Amigas, tenemos que pedirnos perdón
¿Cuántas veces hemos escuchado que las peores con las mujeres somos las propias mujeres? Diría que demasiadas, pero lamentablemente, hay algo de cierto en ese mantra. Nos criticamos por nuestro aspecto físico, nos consentimos muchísimos menos fallos que a los hombres y repetimos ese cuento de que 'algo habrá hecho'. Pero las mujeres no somos enemigas por naturaleza, sino que se nos ha educado para que compitamos de manera implacable entre nosotras.
Se habla de que no existen mujeres machistas, sino mujeres que colaboran -y casi siempre de manera involuntaria- con el machismo, porque ellas nunca se beneficiarán de un sistema patriarcal. Desde pequeñas estamos sometidas a un bombardeo constante de mensajes sobre lo que es ser mujer y sobre lo que se espera de nosotras. Interiorizamos y aceptamos nuestro mandato de género y lo primero que nos preocupa es encajar. No es hasta el momento en el que desaprendemos lo aprendido y adquirimos una perspectiva de género, cuando nos damos cuenta de que hemos sido cómplices de la opresión. En palabras de Rosa Luxemburgo, quien no se mueve, no siente las cadenas.
Es por ello que tenemos que pedirnos perdón y reconocernos como cómplices. Nos hemos boicoteado, empequeñecido y no nos hemos respetado. El sistema nos prefiere divididas e inofensivas, pero tenemos que desmontar esa confrontación misógina entre nosotras porque nos debilita como género.
Es cierto que todas las relaciones humanas son complejas y están influidas por dificultades derivadas de distintas jerarquías o circunstancias, pero si queremos cambiar el orden social hegemónico, no tenemos más alternativa que la sororidad. Marcela Lagarde la describe como “la alianza feminista entre mujeres para cambiar la vida y el mundo con un sentido justo y libertario”. Siguiendo su tesis, no se trata de querernos o de coincidir en nuestras opiniones, que también estaría bien, sino de acordar, sumar y crear vínculos sobre unos intereses comunes. Y en esto, amigas, la lista es larga. Hay violencias contra la mujer en dictaduras y democracias, en conflictos armados y en situaciones de paz. Hay violencia explícita y simbólica. Física, sexual y económica. Todas, en mayor o menor medida, sufrimos los efectos derivados de ser mujer.
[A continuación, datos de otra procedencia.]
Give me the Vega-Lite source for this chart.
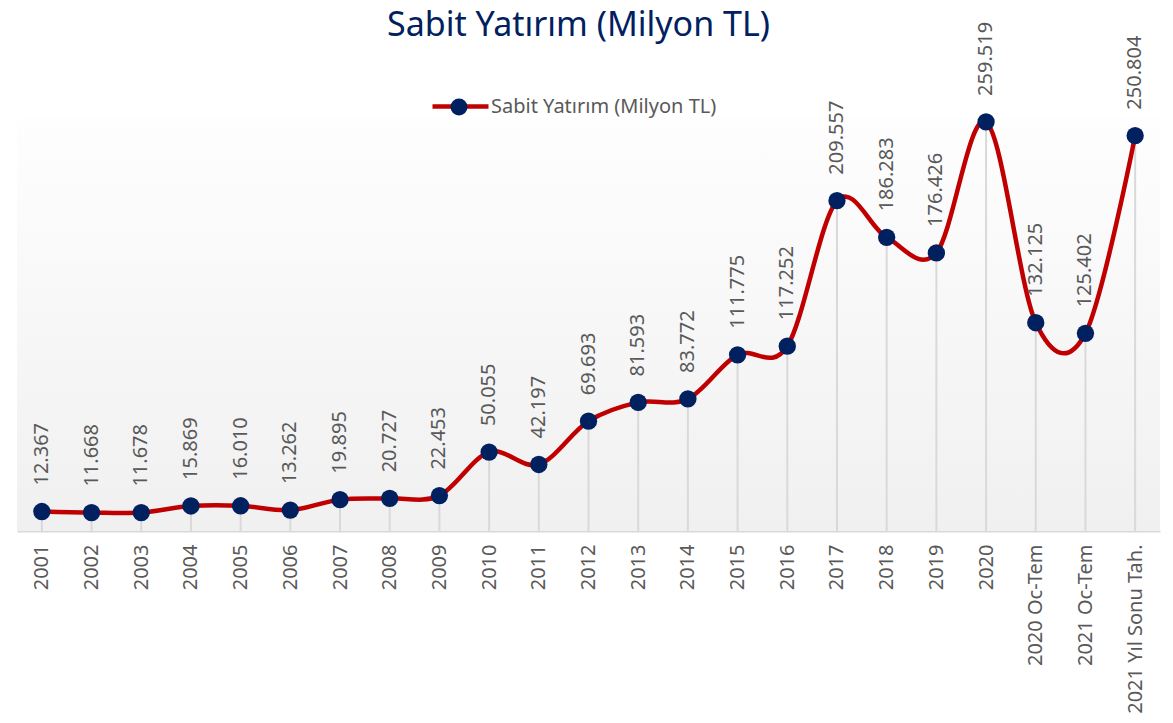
{
  "$schema": "https://vega.github.io/schema/vega-lite/v6.json",
  "autosize": {"type": "none"},
  "width": 1143,
  "height": 413,
  "padding": {"left": 17, "top": 118, "right": 13, "bottom": 192},
  "background": "#ffffff",
  "config": {
    "view": {"stroke": null},
    "locale": {"number": {"decimal": ",", "thousands": ".", "grouping": [3], "currency": ["", " TL"]}},
    "font": "Noto Sans"
  },
  "title": {
    "text": "Sabit Yatırım (Milyon TL)",
    "font": "Noto Sans",
    "fontSize": 34,
    "fontWeight": "normal",
    "color": "#002060",
    "anchor": "middle",
    "dx": -10,
    "dy": 25
  },
  "data": {
    "values": [
      {"period": "2001", "value": 12367},
      {"period": "2002", "value": 11668},
      {"period": "2003", "value": 11678},
      {"period": "2004", "value": 15869},
      {"period": "2005", "value": 16010},
      {"period": "2006", "value": 13262},
      {"period": "2007", "value": 19895},
      {"period": "2008", "value": 20727},
      {"period": "2009", "value": 22453},
      {"period": "2010", "value": 50055},
      {"period": "2011", "value": 42197},
      {"period": "2012", "value": 69693},
      {"period": "2013", "value": 81593},
      {"period": "2014", "value": 83772},
      {"period": "2015", "value": 111775},
      {"period": "2016", "value": 117252},
      {"period": "2017", "value": 209557},
      {"period": "2018", "value": 186283},
      {"period": "2019", "value": 176426},
      {"period": "2020", "value": 259519},
      {"period": "2020 Oc-Tem", "value": 132125},
      {"period": "2021 Oc-Tem", "value": 125402},
      {"period": "2021 Yıl Sonu Tah.", "value": 250804}
    ]
  },
  "encoding": {
    "x": {
      "field": "period",
      "type": "nominal",
      "sort": null,
      "scale": {"type": "point", "padding": 0.5},
      "axis": {
        "title": null,
        "labelAngle": 270,
        "labelAlign": "right",
        "labelBaseline": "middle",
        "labelFont": "Noto Sans",
        "labelFontSize": 20,
        "labelColor": "#595959",
        "labelPadding": 13,
        "ticks": false,
        "domainColor": "#d9d9d9",
        "domainWidth": 2,
        "grid": false
      }
    },
    "y": {
      "field": "value",
      "type": "quantitative",
      "scale": {"domain": [0, 262000], "nice": false, "zero": true},
      "axis": null
    }
  },
  "layer": [
    {
      "data": {"values": [{"lo": 0, "hi": 262000}]},
      "mark": {
        "type": "rect",
        "fill": {
          "gradient": "linear",
          "x1": 0, "y1": 0, "x2": 0, "y2": 1,
          "stops": [
            {"offset": 0, "color": "#fefefe"},
            {"offset": 1, "color": "#f0f0f0"}
          ]
        }
      },
      "encoding": {
        "x": null,
        "y": {"field": "lo", "type": "quantitative"},
        "y2": {"field": "hi"}
      }
    },
    {
      "mark": {"type": "rule", "color": "#d9d9d9", "strokeWidth": 2},
      "encoding": {
        "y": {"datum": 0, "type": "quantitative"},
        "y2": {"field": "value"}
      }
    },
    {
      "mark": {"type": "line", "interpolate": "cardinal", "strokeWidth": 4.5},
      "encoding": {
        "stroke": {
          "datum": "Sabit Yatırım (Milyon TL)",
          "scale": {"range": ["#c00000"]},
          "legend": {
            "title": null,
            "orient": "none",
            "legendX": 413,
            "legendY": -42,
            "symbolType": "stroke",
            "symbolSize": 3136,
            "symbolStrokeWidth": 4.5,
            "labelFont": "Noto Sans",
            "labelFontSize": 20,
            "labelColor": "#595959",
            "labelOffset": 0,
            "labelLimit": 500
          }
        }
      }
    },
    {
      "mark": {"type": "point", "filled": true, "shape": "circle", "size": 300, "opacity": 1},
      "encoding": {
        "fill": {
          "datum": "marker",
          "scale": {"range": ["#002060"]},
          "legend": {
            "title": null,
            "orient": "none",
            "legendX": 432,
            "legendY": -21,
            "symbolType": "circle",
            "symbolSize": 289,
            "symbolStrokeWidth": 0,
            "symbolOpacity": 1,
            "labelExpr": "''",
            "labelFontSize": 20
          }
        }
      }
    },
    {
      "mark": {
        "type": "text",
        "angle": 270,
        "align": "left",
        "baseline": "middle",
        "dx": 26,
        "font": "Noto Sans",
        "fontSize": 20,
        "color": "#595959"
      },
      "encoding": {
        "text": {"field": "value", "type": "quantitative", "format": ",d"}
      }
    }
  ]
}
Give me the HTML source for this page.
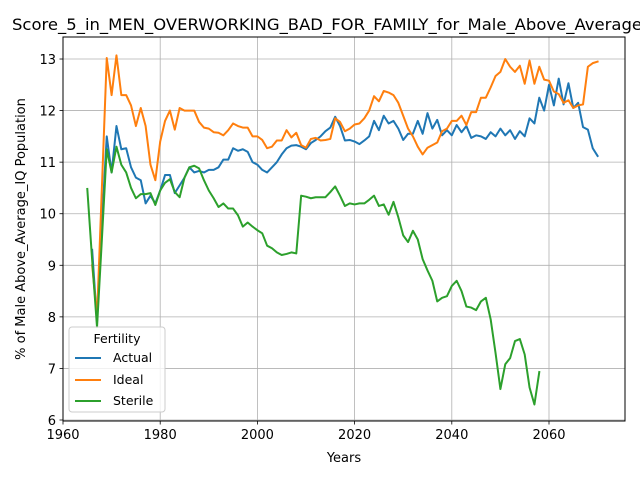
<!DOCTYPE html>
<html><head><meta charset="utf-8"><style>
html,body{margin:0;padding:0;background:#fff;}
svg{display:block;font-family:"DejaVu Sans","Liberation Sans",sans-serif;}
</style></head><body>
<svg id="chart" width="640" height="480" viewBox="0 0 640 480">
<g id="grid"></g>
<g id="series"></g>
<rect x="63" y="37" width="562" height="384" fill="none" stroke="#000" stroke-width="1"/>
<g id="ticks"></g>
<text x="12" y="30" text-anchor="start" font-size="16" textLength="630" lengthAdjust="spacingAndGlyphs">Score_5_in_MEN_OVERWORKING_BAD_FOR_FAMILY_for_Male_Above_Average</text>
<text x="344" y="462" text-anchor="middle" font-size="13">Years</text>
<text x="25" y="229" text-anchor="middle" font-size="13" transform="rotate(-90 25 229)">% of Male Above_Average_IQ Population</text>
<g>
<rect x="69" y="327" width="96" height="85" rx="3" fill="#fff" fill-opacity="0.8" stroke="#ccc"/>
<text x="117" y="343" text-anchor="middle" font-size="12.5">Fertility</text>
<line x1="75" y1="358" x2="101" y2="358" stroke="#1f77b4" stroke-width="2"/>
<text x="113" y="362" font-size="12.5">Actual</text>
<line x1="75" y1="380" x2="101" y2="380" stroke="#ff7f0e" stroke-width="2"/>
<text x="113" y="384" font-size="12.5">Ideal</text>
<line x1="75" y1="401" x2="101" y2="401" stroke="#2ca02c" stroke-width="2"/>
<text x="113" y="405" font-size="12.5">Sterile</text>
</g>
</svg>
<script>
const actualStart = 1966;
const actualValues = [9.3,7.9,9.8,11.5,10.8,11.7,11.25,11.27,10.9,10.7,10.65,10.2,10.35,10.2,10.45,10.75,10.75,10.4,10.55,10.7,10.9,10.8,10.83,10.8,10.85,10.85,10.9,11.05,11.05,11.27,11.22,11.25,11.2,11.0,10.95,10.85,10.8,10.9,11.0,11.15,11.27,11.32,11.33,11.3,11.25,11.37,11.43,11.5,11.6,11.67,11.88,11.7,11.42,11.43,11.4,11.35,11.42,11.5,11.8,11.62,11.9,11.75,11.8,11.65,11.43,11.55,11.55,11.8,11.55,11.95,11.65,11.82,11.52,11.62,11.52,11.72,11.58,11.7,11.47,11.52,11.5,11.45,11.58,11.5,11.65,11.52,11.62,11.45,11.6,11.5,11.85,11.75,12.25,12.0,12.5,12.1,12.62,12.12,12.53,12.05,12.15,11.68,11.63,11.27,11.12];
const idealStart = 1966;
const idealValues = [9.0,8.0,10.5,13.02,12.3,13.07,12.3,12.3,12.1,11.7,12.05,11.7,10.95,10.65,11.4,11.8,12.0,11.63,12.05,12.0,12.0,12.0,11.78,11.67,11.65,11.58,11.57,11.52,11.62,11.75,11.7,11.67,11.67,11.5,11.5,11.43,11.27,11.3,11.42,11.42,11.62,11.48,11.57,11.33,11.28,11.45,11.47,11.42,11.43,11.45,11.85,11.78,11.6,11.65,11.73,11.75,11.85,12.0,12.28,12.18,12.38,12.35,12.3,12.15,11.9,11.65,11.5,11.3,11.15,11.28,11.33,11.38,11.6,11.65,11.8,11.8,11.9,11.72,11.97,11.97,12.25,12.25,12.45,12.67,12.75,13.0,12.85,12.75,12.87,12.52,12.97,12.52,12.85,12.6,12.58,12.37,12.32,12.15,12.2,12.05,12.1,12.12,12.85,12.92,12.95];
const sterileStart = 1965;
const sterileValues = [10.48,9.1,7.8,9.5,11.25,10.8,11.3,10.95,10.8,10.5,10.3,10.38,10.38,10.4,10.17,10.45,10.6,10.67,10.42,10.32,10.7,10.9,10.93,10.88,10.65,10.45,10.3,10.13,10.2,10.1,10.1,9.97,9.75,9.83,9.75,9.68,9.62,9.38,9.33,9.25,9.2,9.22,9.25,9.23,10.35,10.33,10.3,10.32,10.32,10.32,10.42,10.53,10.35,10.15,10.2,10.18,10.2,10.2,10.27,10.35,10.15,10.18,9.98,10.23,9.93,9.58,9.45,9.67,9.5,9.12,8.9,8.7,8.3,8.37,8.4,8.6,8.7,8.5,8.2,8.18,8.13,8.3,8.37,7.95,7.3,6.6,7.08,7.2,7.53,7.57,7.27,6.63,6.3,6.93];
const xTicks = [1960,1980,2000,2020,2040,2060];
const yTicks = [6,7,8,9,10,11,12,13];

const NS = "http://www.w3.org/2000/svg";
function xScale(yr){ return 63 + (yr - 1960) * 4.86; }
function yScale(v){ return 420 - (v - 6) * 51.57; }
function mk(tag, attrs, parent){
  const e = document.createElementNS(NS, tag);
  for (const k in attrs) e.setAttribute(k, attrs[k]);
  parent.appendChild(e);
  return e;
}
const grid = document.getElementById('grid');
const ticks = document.getElementById('ticks');
xTicks.forEach(t => {
  const x = xScale(t);
  const g = mk('line', {x1:x, y1:37, x2:x, y2:421, stroke:'#b0b0b0', 'stroke-width':0.8}, grid);
  
  
  const tk = mk('line', {x1:x, y1:421, x2:x, y2:424.5, stroke:'#000', 'stroke-width':0.8}, ticks);
  
  
  const lb = mk('text', {x:x, y:439, 'text-anchor':'middle', 'font-size':13}, ticks);
  lb.textContent = t;
  
  
});
yTicks.forEach(t => {
  const y = yScale(t);
  const g = mk('line', {x1:63, y1:y, x2:625, y2:y, stroke:'#b0b0b0', 'stroke-width':0.8}, grid);
  
  
  const tk = mk('line', {x1:59.5, y1:y, x2:63, y2:y, stroke:'#000', 'stroke-width':0.8}, ticks);
  
  
  const lb = mk('text', {x:56, y:y+5, 'text-anchor':'end', 'font-size':13}, ticks);
  lb.textContent = t;
  
  
});
const series = document.getElementById('series');
function drawLine(start, vals, color, name){
  const pts = vals.map((v,i) => xScale(start + i).toFixed(2) + ',' + yScale(v).toFixed(2)).join(' ');
  const p = mk('polyline', {points:pts, fill:'none', stroke:color, 'stroke-width':2, 'stroke-linejoin':'round', 'stroke-linecap':'square'}, series);
  
  
}
drawLine(actualStart, actualValues, '#1f77b4', 'actual-line');
drawLine(idealStart, idealValues, '#ff7f0e', 'ideal-line');
drawLine(sterileStart, sterileValues, '#2ca02c', 'sterile-line');
</script>
</body></html>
El feminismo no puede entenderse sin sororidad, ni la sororidad sin feminismo. Buena prueba de ello han sido las últimas concentraciones en contra de la sentencia de La manada o la reivindicación feminista en el festival de cine de Cannes. La sororidad tiene que pasar a ser la norma, porque solo entonces, este mundo diseñado por y para los hombres empezará a ser un lugar más justo para todos.